Your goal: Begin at the top of the entries below and write out every line through the one containing "ColumnDataSource(dict(x=idx, dip=dipteros, him=himenopteros))", excluding pictures.

Rows from a dataset of charts and code
"""

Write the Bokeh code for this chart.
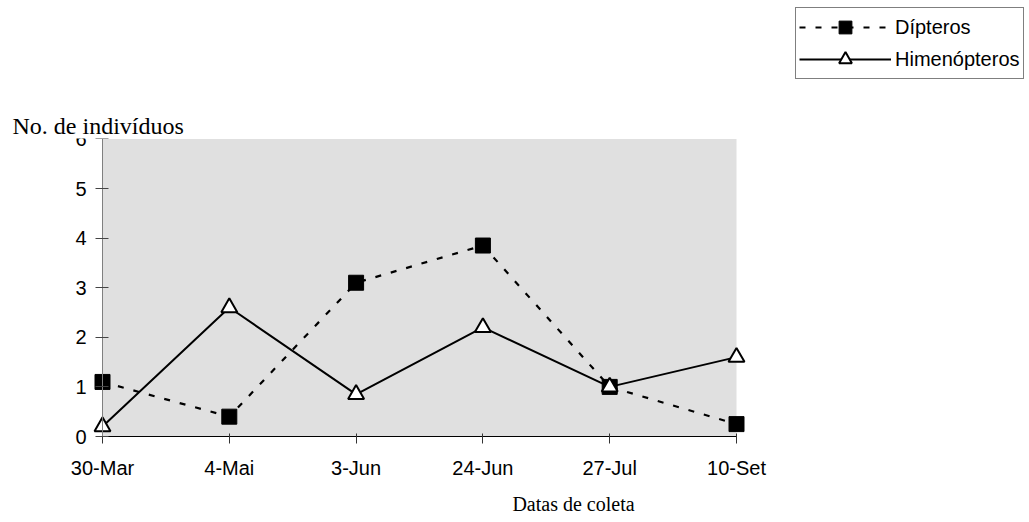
from bokeh.plotting import figure
from bokeh.models import Range1d, FixedTicker, Legend, LegendItem, Label, ColumnDataSource, BoxAnnotation
from bokeh.embed import file_html
from bokeh.resources import INLINE

dates = ["30-Mar", "4-Mai", "3-Jun", "24-Jun", "27-Jul", "10-Set"]
dipteros = [1.1, 0.4, 3.1, 3.85, 1.0, 0.25]
himenopteros = [0.2, 2.6, 0.85, 2.2, 1.0, 1.6]
y_ticks = [0, 1, 2, 3, 4, 5, 6]

idx = list(range(len(dates)))
src = ColumnDataSource(dict(x=idx, dip=dipteros, him=himenopteros))

W, H = 1029, 522
X0, X1 = 102.0, 736.0      # pixel of first / last category
Y0, YT = 436.0, 138.4      # pixel of y=0 / y=top
ux = (X1 - X0) / (len(dates) - 1)
ymax = y_ticks[-1]
uy = (Y0 - YT) / ymax

p = figure(width=W, height=H, output_backend="svg", toolbar_location=None,
           x_range=Range1d(-X0 / ux, (W - X0) / ux),
           y_range=Range1d(-(H - Y0) / uy, ymax + YT / uy),
           min_border=0)
p.background_fill_color = "white"
p.border_fill_color = "white"
p.outline_line_color = None
p.xgrid.visible = False
p.ygrid.visible = False

p.add_layout(BoxAnnotation(left=0, right=len(dates) - 1, bottom=0, top=ymax,
                           fill_color="#e0e0e0", fill_alpha=1.0, line_color=None, level="underlay"))

SANS = "Liberation Sans"
SERIF = "Liberation Serif"

p.xaxis.fixed_location = 0
p.xaxis.bounds = (0, len(dates) - 1)
p.xaxis.ticker = FixedTicker(ticks=idx)
p.xaxis.major_label_overrides = {i: d for i, d in enumerate(dates)}
p.xaxis.minor_tick_line_color = None
p.xaxis.axis_line_color = "black"
p.xaxis.major_tick_line_color = "#333333"
p.xaxis.major_tick_in = 3
p.xaxis.major_tick_out = 7
p.xaxis.major_label_standoff = 13
p.xaxis.major_label_text_font = SANS
p.xaxis.major_label_text_font_size = "20px"
p.xaxis.major_label_text_color = "black"

p.yaxis.fixed_location = 0
p.yaxis.bounds = (0, ymax)
p.yaxis.ticker = FixedTicker(ticks=y_ticks)
p.yaxis.minor_tick_line_color = None
p.yaxis.axis_line_color = "#808080"
p.yaxis.major_tick_line_color = "#444444"
p.yaxis.major_tick_in = 6
p.yaxis.major_tick_out = 7
p.yaxis.major_label_standoff = 9
p.yaxis.major_label_text_font = SANS
p.yaxis.major_label_text_font_size = "20px"
p.yaxis.major_label_text_color = "black"

l1 = p.line("x", "dip", source=src, line_color="black", line_width=2.2, line_dash="6 10")
m1 = p.scatter("x", "dip", source=src, marker="square", size=15, fill_color="black", line_color="black")
l2 = p.line("x", "him", source=src, line_color="black", line_width=2)
m2 = p.scatter("x", "him", source=src, marker="triangle", size=16, fill_color="white",
               line_color="black", line_width=2)

legend = Legend(items=[LegendItem(label="Dípteros", renderers=[l1, m1]),
                       LegendItem(label="Himenópteros", renderers=[l2, m2])],
                location=(795, H - 79))
legend.border_line_color = "black"
legend.border_line_width = 1
legend.background_fill_color = "white"
legend.background_fill_alpha = 1
legend.padding = 3
legend.spacing = 0
legend.margin = 0
legend.glyph_width = 92
legend.glyph_height = 32
legend.label_height = 32
legend.label_standoff = 4
legend.label_text_font = SANS
legend.label_text_font_size = "20px"
legend.label_text_color = "black"
p.add_layout(legend, "center")

ylab = Label(x=(12 - X0) / ux, y=(Y0 - 125) / uy, text="No. de indivíduos",
             text_align="left", text_baseline="alphabetic",
             text_font=SERIF, text_font_size="24px", text_color="black",
             background_fill_color="white", background_fill_alpha=1.0)
p.add_layout(ylab)
xlab = Label(x=(573 - X0) / ux, y=(Y0 - 503) / uy, text="Datas de coleta",
             text_align="center", text_baseline="alphabetic",
             text_font=SERIF, text_font_size="20px", text_color="black")
p.add_layout(xlab)

open("out.html", "w").write(file_html(p, INLINE))
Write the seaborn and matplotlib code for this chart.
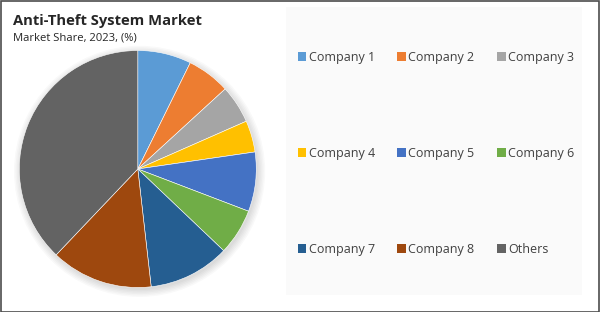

"""

Response:
Write the Bokeh code for this chart.
from bokeh.plotting import figure
from bokeh.models import Range1d, FixedTicker, Legend, LegendItem, Label, ColumnDataSource, BoxAnnotation
from bokeh.embed import file_html
from bokeh.resources import INLINE

dates = ["30-Mar", "4-Mai", "3-Jun", "24-Jun", "27-Jul", "10-Set"]
dipteros = [1.1, 0.4, 3.1, 3.85, 1.0, 0.25]
himenopteros = [0.2, 2.6, 0.85, 2.2, 1.0, 1.6]
y_ticks = [0, 1, 2, 3, 4, 5, 6]

idx = list(range(len(dates)))
src = ColumnDataSource(dict(x=idx, dip=dipteros, him=himenopteros))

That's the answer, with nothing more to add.